• **Data excerpt**:
---*---

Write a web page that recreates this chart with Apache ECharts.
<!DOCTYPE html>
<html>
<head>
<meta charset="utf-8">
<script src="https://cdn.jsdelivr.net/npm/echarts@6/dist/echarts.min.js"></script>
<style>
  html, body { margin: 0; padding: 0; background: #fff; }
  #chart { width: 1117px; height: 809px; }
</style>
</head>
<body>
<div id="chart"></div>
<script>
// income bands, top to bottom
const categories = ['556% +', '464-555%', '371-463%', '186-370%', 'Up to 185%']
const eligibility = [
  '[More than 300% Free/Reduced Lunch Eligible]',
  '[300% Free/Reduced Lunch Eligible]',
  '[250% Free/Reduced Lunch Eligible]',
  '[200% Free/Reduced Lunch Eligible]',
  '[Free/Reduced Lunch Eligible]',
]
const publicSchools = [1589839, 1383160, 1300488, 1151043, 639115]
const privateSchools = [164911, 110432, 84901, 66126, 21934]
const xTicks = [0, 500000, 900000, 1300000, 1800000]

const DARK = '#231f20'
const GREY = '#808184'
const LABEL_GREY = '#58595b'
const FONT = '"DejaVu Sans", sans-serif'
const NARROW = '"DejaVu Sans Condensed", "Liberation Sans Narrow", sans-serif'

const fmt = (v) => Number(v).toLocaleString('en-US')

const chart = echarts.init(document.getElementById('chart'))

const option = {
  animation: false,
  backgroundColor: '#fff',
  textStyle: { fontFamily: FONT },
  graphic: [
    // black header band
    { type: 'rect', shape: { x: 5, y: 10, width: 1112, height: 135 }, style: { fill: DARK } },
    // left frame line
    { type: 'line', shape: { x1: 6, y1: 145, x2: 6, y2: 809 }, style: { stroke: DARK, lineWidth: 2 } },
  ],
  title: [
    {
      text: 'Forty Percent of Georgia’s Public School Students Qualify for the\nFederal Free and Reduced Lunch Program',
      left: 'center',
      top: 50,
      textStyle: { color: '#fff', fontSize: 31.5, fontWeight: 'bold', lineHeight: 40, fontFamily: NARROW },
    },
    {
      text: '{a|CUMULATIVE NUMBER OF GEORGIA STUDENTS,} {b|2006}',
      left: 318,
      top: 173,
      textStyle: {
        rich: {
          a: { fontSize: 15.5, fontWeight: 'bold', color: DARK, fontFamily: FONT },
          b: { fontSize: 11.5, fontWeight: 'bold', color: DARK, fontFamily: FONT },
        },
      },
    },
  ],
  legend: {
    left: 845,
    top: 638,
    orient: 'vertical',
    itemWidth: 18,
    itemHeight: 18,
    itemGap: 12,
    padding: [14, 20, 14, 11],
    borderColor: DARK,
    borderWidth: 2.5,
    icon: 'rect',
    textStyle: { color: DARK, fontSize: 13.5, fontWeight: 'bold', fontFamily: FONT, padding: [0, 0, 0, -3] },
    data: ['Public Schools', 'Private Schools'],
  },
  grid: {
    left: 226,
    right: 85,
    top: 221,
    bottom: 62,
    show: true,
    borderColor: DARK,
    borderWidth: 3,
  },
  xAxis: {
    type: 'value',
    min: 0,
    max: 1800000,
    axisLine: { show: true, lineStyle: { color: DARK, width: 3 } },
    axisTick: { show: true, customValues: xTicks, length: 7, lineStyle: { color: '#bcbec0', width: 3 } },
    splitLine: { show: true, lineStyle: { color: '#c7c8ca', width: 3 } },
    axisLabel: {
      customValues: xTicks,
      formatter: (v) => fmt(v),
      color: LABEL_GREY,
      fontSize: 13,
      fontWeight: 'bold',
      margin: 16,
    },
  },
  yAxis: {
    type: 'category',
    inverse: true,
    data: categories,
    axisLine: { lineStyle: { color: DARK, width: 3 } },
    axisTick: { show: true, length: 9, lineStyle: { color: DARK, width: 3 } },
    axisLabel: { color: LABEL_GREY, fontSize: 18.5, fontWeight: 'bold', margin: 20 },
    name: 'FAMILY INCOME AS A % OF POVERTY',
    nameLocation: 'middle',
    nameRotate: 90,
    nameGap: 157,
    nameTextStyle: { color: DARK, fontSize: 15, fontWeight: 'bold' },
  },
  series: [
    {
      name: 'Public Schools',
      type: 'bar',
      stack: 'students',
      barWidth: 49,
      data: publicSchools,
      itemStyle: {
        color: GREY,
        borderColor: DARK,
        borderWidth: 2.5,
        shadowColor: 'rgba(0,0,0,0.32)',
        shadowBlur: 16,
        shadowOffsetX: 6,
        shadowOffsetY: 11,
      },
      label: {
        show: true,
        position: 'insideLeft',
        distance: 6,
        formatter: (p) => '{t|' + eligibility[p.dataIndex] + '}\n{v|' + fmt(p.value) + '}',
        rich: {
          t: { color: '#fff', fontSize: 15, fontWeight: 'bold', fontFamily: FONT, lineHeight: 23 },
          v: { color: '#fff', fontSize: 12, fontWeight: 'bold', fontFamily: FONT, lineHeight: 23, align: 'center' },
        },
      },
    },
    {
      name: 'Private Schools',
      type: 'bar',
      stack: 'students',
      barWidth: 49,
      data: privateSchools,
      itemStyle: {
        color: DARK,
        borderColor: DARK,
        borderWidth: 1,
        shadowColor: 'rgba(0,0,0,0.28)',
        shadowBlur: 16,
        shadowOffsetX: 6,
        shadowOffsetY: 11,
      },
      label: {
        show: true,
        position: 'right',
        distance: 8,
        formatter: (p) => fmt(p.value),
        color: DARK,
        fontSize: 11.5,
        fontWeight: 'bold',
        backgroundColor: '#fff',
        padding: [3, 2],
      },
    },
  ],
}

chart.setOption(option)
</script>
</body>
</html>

---*---

• **Task to complete**:
Output the full listing without altering anything.

• **Correct result**:
Write a web page that recreates this chart with Apache ECharts.
<!DOCTYPE html>
<html>
<head>
<meta charset="utf-8">
<script src="https://cdn.jsdelivr.net/npm/echarts@6/dist/echarts.min.js"></script>
<style>
  html, body { margin: 0; padding: 0; background: #fff; }
  #chart { width: 1117px; height: 809px; }
</style>
</head>
<body>
<div id="chart"></div>
<script>
// income bands, top to bottom
const categories = ['556% +', '464-555%', '371-463%', '186-370%', 'Up to 185%']
const eligibility = [
  '[More than 300% Free/Reduced Lunch Eligible]',
  '[300% Free/Reduced Lunch Eligible]',
  '[250% Free/Reduced Lunch Eligible]',
  '[200% Free/Reduced Lunch Eligible]',
  '[Free/Reduced Lunch Eligible]',
]
const publicSchools = [1589839, 1383160, 1300488, 1151043, 639115]
const privateSchools = [164911, 110432, 84901, 66126, 21934]
const xTicks = [0, 500000, 900000, 1300000, 1800000]

const DARK = '#231f20'
const GREY = '#808184'
const LABEL_GREY = '#58595b'
const FONT = '"DejaVu Sans", sans-serif'
const NARROW = '"DejaVu Sans Condensed", "Liberation Sans Narrow", sans-serif'

const fmt = (v) => Number(v).toLocaleString('en-US')

const chart = echarts.init(document.getElementById('chart'))

const option = {
  animation: false,
  backgroundColor: '#fff',
  textStyle: { fontFamily: FONT },
  graphic: [
    // black header band
    { type: 'rect', shape: { x: 5, y: 10, width: 1112, height: 135 }, style: { fill: DARK } },
    // left frame line
    { type: 'line', shape: { x1: 6, y1: 145, x2: 6, y2: 809 }, style: { stroke: DARK, lineWidth: 2 } },
  ],
  title: [
    {
      text: 'Forty Percent of Georgia’s Public School Students Qualify for the\nFederal Free and Reduced Lunch Program',
      left: 'center',
      top: 50,
      textStyle: { color: '#fff', fontSize: 31.5, fontWeight: 'bold', lineHeight: 40, fontFamily: NARROW },
    },
    {
      text: '{a|CUMULATIVE NUMBER OF GEORGIA STUDENTS,} {b|2006}',
      left: 318,
      top: 173,
      textStyle: {
        rich: {
          a: { fontSize: 15.5, fontWeight: 'bold', color: DARK, fontFamily: FONT },
          b: { fontSize: 11.5, fontWeight: 'bold', color: DARK, fontFamily: FONT },
        },
      },
    },
  ],
  legend: {
    left: 845,
    top: 638,
    orient: 'vertical',
    itemWidth: 18,
    itemHeight: 18,
    itemGap: 12,
    padding: [14, 20, 14, 11],
    borderColor: DARK,
    borderWidth: 2.5,
    icon: 'rect',
    textStyle: { color: DARK, fontSize: 13.5, fontWeight: 'bold', fontFamily: FONT, padding: [0, 0, 0, -3] },
    data: ['Public Schools', 'Private Schools'],
  },
  grid: {
    left: 226,
    right: 85,
    top: 221,
    bottom: 62,
    show: true,
    borderColor: DARK,
    borderWidth: 3,
  },
  xAxis: {
    type: 'value',
    min: 0,
    max: 1800000,
    axisLine: { show: true, lineStyle: { color: DARK, width: 3 } },
    axisTick: { show: true, customValues: xTicks, length: 7, lineStyle: { color: '#bcbec0', width: 3 } },
    splitLine: { show: true, lineStyle: { color: '#c7c8ca', width: 3 } },
    axisLabel: {
      customValues: xTicks,
      formatter: (v) => fmt(v),
      color: LABEL_GREY,
      fontSize: 13,
      fontWeight: 'bold',
      margin: 16,
    },
  },
  yAxis: {
    type: 'category',
    inverse: true,
    data: categories,
    axisLine: { lineStyle: { color: DARK, width: 3 } },
    axisTick: { show: true, length: 9, lineStyle: { color: DARK, width: 3 } },
    axisLabel: { color: LABEL_GREY, fontSize: 18.5, fontWeight: 'bold', margin: 20 },
    name: 'FAMILY INCOME AS A % OF POVERTY',
    nameLocation: 'middle',
    nameRotate: 90,
    nameGap: 157,
    nameTextStyle: { color: DARK, fontSize: 15, fontWeight: 'bold' },
  },
  series: [
    {
      name: 'Public Schools',
      type: 'bar',
      stack: 'students',
      barWidth: 49,
      data: publicSchools,
      itemStyle: {
        color: GREY,
        borderColor: DARK,
        borderWidth: 2.5,
        shadowColor: 'rgba(0,0,0,0.32)',
        shadowBlur: 16,
        shadowOffsetX: 6,
        shadowOffsetY: 11,
      },
      label: {
        show: true,
        position: 'insideLeft',
        distance: 6,
        formatter: (p) => '{t|' + eligibility[p.dataIndex] + '}\n{v|' + fmt(p.value) + '}',
        rich: {
          t: { color: '#fff', fontSize: 15, fontWeight: 'bold', fontFamily: FONT, lineHeight: 23 },
          v: { color: '#fff', fontSize: 12, fontWeight: 'bold', fontFamily: FONT, lineHeight: 23, align: 'center' },
        },
      },
    },
    {
      name: 'Private Schools',
      type: 'bar',
      stack: 'students',
      barWidth: 49,
      data: privateSchools,
      itemStyle: {
        color: DARK,
        borderColor: DARK,
        borderWidth: 1,
        shadowColor: 'rgba(0,0,0,0.28)',
        shadowBlur: 16,
        shadowOffsetX: 6,
        shadowOffsetY: 11,
      },
      label: {
        show: true,
        position: 'right',
        distance: 8,
        formatter: (p) => fmt(p.value),
        color: DARK,
        fontSize: 11.5,
        fontWeight: 'bold',
        backgroundColor: '#fff',
        padding: [3, 2],
      },
    },
  ],
}

chart.setOption(option)
</script>
</body>
</html>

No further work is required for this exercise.